If you watch any sports programming on television, you've seen what happened during the Miami–Florida International game Saturday. (If you watch ESPN, you had no choice; they've shown it ad nauseum, along with all the smarmy, self-righteous commentary ESPN has become known for.)
    To call that situation a brawl would be the ultimate understatement. That was a dirty, classless street fight with more acts of cowardice than bravado. Felonies occurred on that field, and I, for one, hope they're prosecuted as such, but know they probably won't be.
    On Sunday, suspensions were announced for many of the players involved and the incident is still being reviewed by officials from both schools, the Atlantic Coast Conference, the Sun Belt Conference and the NCAA. I fully expect that the matter won't be handled with the gravity it deserves, and most of the players who disgraced their schools and all they stand for will receive slaps on the wrist.
    And that, to me, is disgusting.
    Now, I'm admittedly a hockey fan, so I understand controlled violence in sports. Hockey fights exist, are part of the game, and almost always are engaged by consenting adults who are playing a role they signed up for. There have been many ugly and senseless incidents in the sport of hockey, but for the most part, hockey fights are refereed dances on ice, with the rare punch landing and actually causing damage.
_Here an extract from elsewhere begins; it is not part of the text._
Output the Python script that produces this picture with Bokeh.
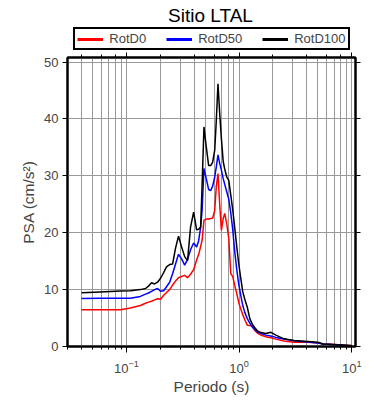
from bokeh.plotting import figure
from bokeh.layouts import column
from bokeh.models import (LogAxis, LinearAxis, Legend, LegendItem, Label,
                          Range1d, FixedTicker, LogTicker)
from bokeh.embed import file_html
from bokeh.resources import INLINE

# ---- data ----
periods = [0.040, 0.0587, 0.0885, 0.1085, 0.133, 0.148, 0.157, 0.167, 0.178, 0.189,
           0.201, 0.214, 0.227, 0.242, 0.257, 0.273, 0.290, 0.309, 0.329, 0.349,
           0.371, 0.395, 0.420, 0.438, 0.456, 0.470, 0.488, 0.510, 0.537, 0.560,
           0.583, 0.608, 0.627, 0.650, 0.673, 0.697, 0.723, 0.746, 0.777, 0.810,
           0.844, 0.879, 0.916, 0.954, 0.994, 1.035, 1.079, 1.124, 1.183, 1.245,
           1.311, 1.380, 1.467, 1.561, 1.729, 1.916, 2.123, 2.50, 3.07, 4.09,
           5.02, 5.56, 6.97, 10.0]

rotd0 = [6.45, 6.45, 6.45, 6.75, 7.2, 7.6, 7.8, 7.95, 8.2, 8.4,
         8.3, 9.0, 9.5, 10.0, 10.8, 11.5, 12.1, 12.3, 12.5, 12.1,
         12.7, 13.5, 15.2, 16.2, 17.6, 18.7, 22.2, 22.4, 22.4, 22.5,
         22.6, 23.9, 28.0, 30.4, 25.0, 20.4, 22.5, 23.4, 21.6, 19.0,
         12.8, 12.3, 10.7, 9.3, 7.7, 6.6, 5.6, 4.7, 3.75, 3.7,
         3.6, 2.8, 2.3, 2.0, 1.7, 1.55, 1.3, 0.95, 0.75, 0.75,
         0.6, 0.45, 0.35, 0.12]

rotd50 = [8.45, 8.5, 8.5, 8.5, 8.8, 9.2, 9.4, 9.7, 10.0, 10.2,
          9.7, 9.8, 10.5, 11.3, 12.8, 14.5, 16.2, 15.4, 14.3, 15.3,
          17.0, 18.2, 17.5, 18.6, 21.0, 24.0, 31.3, 29.6, 27.6, 27.4,
          28.2, 29.8, 31.5, 33.7, 32.2, 31.0, 29.5, 28.5, 27.2, 25.9,
          23.5, 20.5, 16.6, 13.5, 10.9, 9.0, 7.2, 6.0, 4.9, 4.1,
          3.4, 3.0, 2.5, 2.3, 2.0, 1.85, 1.6, 1.3, 1.0, 0.8,
          0.6, 0.45, 0.3, 0.08]

rotd100 = [9.45, 9.6, 9.75, 9.8, 10.0, 10.2, 10.6, 11.2, 11.0, 11.3,
           12.0, 13.0, 14.0, 14.4, 14.5, 17.3, 19.4, 17.5, 15.8, 15.1,
           21.0, 23.6, 20.5, 20.6, 21.0, 28.5, 38.6, 35.3, 31.8, 31.8,
           32.4, 34.5, 39.5, 46.2, 41.0, 36.5, 32.5, 31.2, 29.8, 29.2,
           26.6, 24.0, 20.8, 17.5, 14.5, 12.0, 9.6, 8.3, 6.9, 4.9,
           3.9, 3.3, 2.7, 2.45, 2.3, 2.5, 2.0, 1.35, 1.05, 0.9,
           0.75, 0.45, 0.35, 0.18]

series_names = ["RotD0", "RotD50", "RotD100"]
series_colors = ["#ff0000", "#0000ff", "#000000"]
y_ticks = [0, 10, 20, 30, 40, 50]
chart_title = "Sitio LTAL"

FONT = "Liberation Sans"
HEAD_H = 51
FRAME_LEFT = 67

# ---------------- header: title + legend ----------------
head = figure(width=382, height=HEAD_H, x_axis_type="log",
              x_range=Range1d(0.03, 10.8), y_range=Range1d(1000, 1001),
              output_backend="svg", toolbar_location=None,
              x_axis_location=None, y_axis_location=None,
              min_border=0, min_border_left=0, min_border_right=0,
              min_border_top=0, min_border_bottom=0,
              background_fill_color="white", border_fill_color="white")
head.outline_line_color = None
head.grid.visible = False

all_series = [rotd0, rotd50, rotd100]
items = []
for name, col, vals in zip(series_names, series_colors, all_series):
    # legend key lines (the data lie outside this strip's view)
    r = head.line(periods, vals, line_color=col, line_width=3)
    items.append(LegendItem(label=name, renderers=[r]))

legend = Legend(items=items, orientation="horizontal",
                location=(73.3 - FRAME_LEFT, 1),
                border_line_color="black", border_line_width=2, border_line_alpha=1,
                background_fill_color="white", background_fill_alpha=1,
                padding=2, spacing=20, margin=0,
                glyph_width=26, glyph_height=12, label_height=12, label_standoff=6,
                label_text_font=FONT, label_text_font_size="13px")
head.add_layout(legend)

title = Label(x=210 - FRAME_LEFT, y=HEAD_H - 14.5, x_units="screen", y_units="screen",
              text=chart_title, text_align="center", text_baseline="alphabetic",
              text_font=FONT, text_font_size="19px", text_color="black")
head.add_layout(title)

# ---------------- main chart ----------------
p = figure(width=382, height=392 - HEAD_H + 5, x_axis_type="log",
           x_range=Range1d(0.03, 10.8), y_range=Range1d(0, 50.8),
           output_backend="svg", toolbar_location=None,
           min_border_left=FRAME_LEFT, min_border_right=27,
           min_border_top=6, min_border_bottom=46,
           background_fill_color="white", border_fill_color="white")

p.outline_line_color = "black"
p.outline_line_width = 2
p.outline_line_alpha = 1

p.xgrid.grid_line_color = "#999999"
p.xgrid.minor_grid_line_color = "#999999"
p.ygrid.grid_line_color = "#999999"
p.ygrid.ticker = FixedTicker(ticks=y_ticks)

xa = p.xaxis[0]
xa.axis_label = "Periodo (s)"
xa.axis_label_text_font = FONT
xa.axis_label_text_font_size = "15.5px"
xa.axis_label_text_font_style = "normal"
xa.axis_label_standoff = 2
xa.major_label_text_font = FONT
xa.major_label_text_font_size = "13px"
xa.major_label_standoff = 7
xa.major_tick_out = 6
xa.major_tick_in = 0
xa.minor_tick_out = 3
xa.minor_tick_in = 0
xa.axis_line_width = 2
xa.major_tick_line_color = "black"
xa.minor_tick_line_color = "black"

ya = p.yaxis[0]
ya.ticker = FixedTicker(ticks=y_ticks)
ya.axis_label = "PSA (cm/s\u00b2)"
ya.axis_label_text_font = FONT
ya.axis_label_text_font_size = "15.5px"
ya.axis_label_text_font_style = "normal"
ya.axis_label_standoff = 4
ya.major_label_text_font = FONT
ya.major_label_text_font_size = "13px"
ya.major_label_standoff = 4
ya.major_tick_out = 5
ya.major_tick_in = 0
ya.minor_tick_line_color = None
ya.axis_line_width = 2

top = LogAxis(ticker=LogTicker(), major_label_text_font_size="1px",
              major_label_text_color=None,
              major_tick_out=5, major_tick_in=0, minor_tick_out=3, minor_tick_in=0,
              axis_line_width=2, major_label_standoff=0)
p.add_layout(top, "above")
right = LinearAxis(ticker=FixedTicker(ticks=y_ticks), major_label_text_font_size="1px",
                   major_label_text_color=None,
                   major_tick_out=5, major_tick_in=0, minor_tick_line_color=None,
                   axis_line_width=2, major_label_standoff=0)
p.add_layout(right, "right")

for col, vals in zip(series_colors, all_series):
    p.line(periods, vals, line_color=col, line_width=1.5)

layout = column(head, p, spacing=0)
open("out.html", "w").write(file_html(layout, INLINE))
    It is a violent sport, and things tend to get out of hand on rare occasions.
    And I understand that football is also a violent sport, and when strong, conditioned athletes collide with such speed and frequency, tempers are bound to flare and emotions are going to override common sense on occasion.
    But what happened in Miami Saturday was not such a case. What happened Saturday resembled a prison yard riot, with players ganging up on an opponent, mercilessly kicking and hitting players who were already on the ground. One Miami player actually took his helmet off and used it as a weapon.
    Another player body-slammed an opponent in a way that could have literally killed him. There were too many vicious, nasty cheap shots inflicted in those few moments to catalogue them here.
    Miami coach Larry Coker called the incident "disgraceful," and said that the fight was not what Miami "stands for," but Miami has a pretty shady record when it comes to these types of "disgraceful" displays.
    Not that FIU was an innocent bystander. In fact, of the 31 players suspended so far, 18 are from Florida International.
    Of course, this isn't an isolated incident, and these situations occur in sporting events every year, and unfortunately, at every level of athletics.
    But this was a particularly ugly display and the powers that watch over collegiate sports should choose to make a statement now.
    Scholarships should be revoked, and some of those involved should be allowed to pursue their apparent ambitions as thugs without moral or principle. I mean, these kids are supposed to be college students who are attending their respective universities to learn how to contribute to our society as a whole.
    No, I'm not naive; I understand the importance of recruiting athletes and the revenues that college football bring to the institutions. But if Saturday's events in Miami are the end result of that, maybe something should change.
    If schools feel they're pressured to put such undisciplined student-athletes on the field in order to win football games, maybe the universities themselves have lost any sense of the moral compass that points to a more productive society.
    And that's a frightening thought.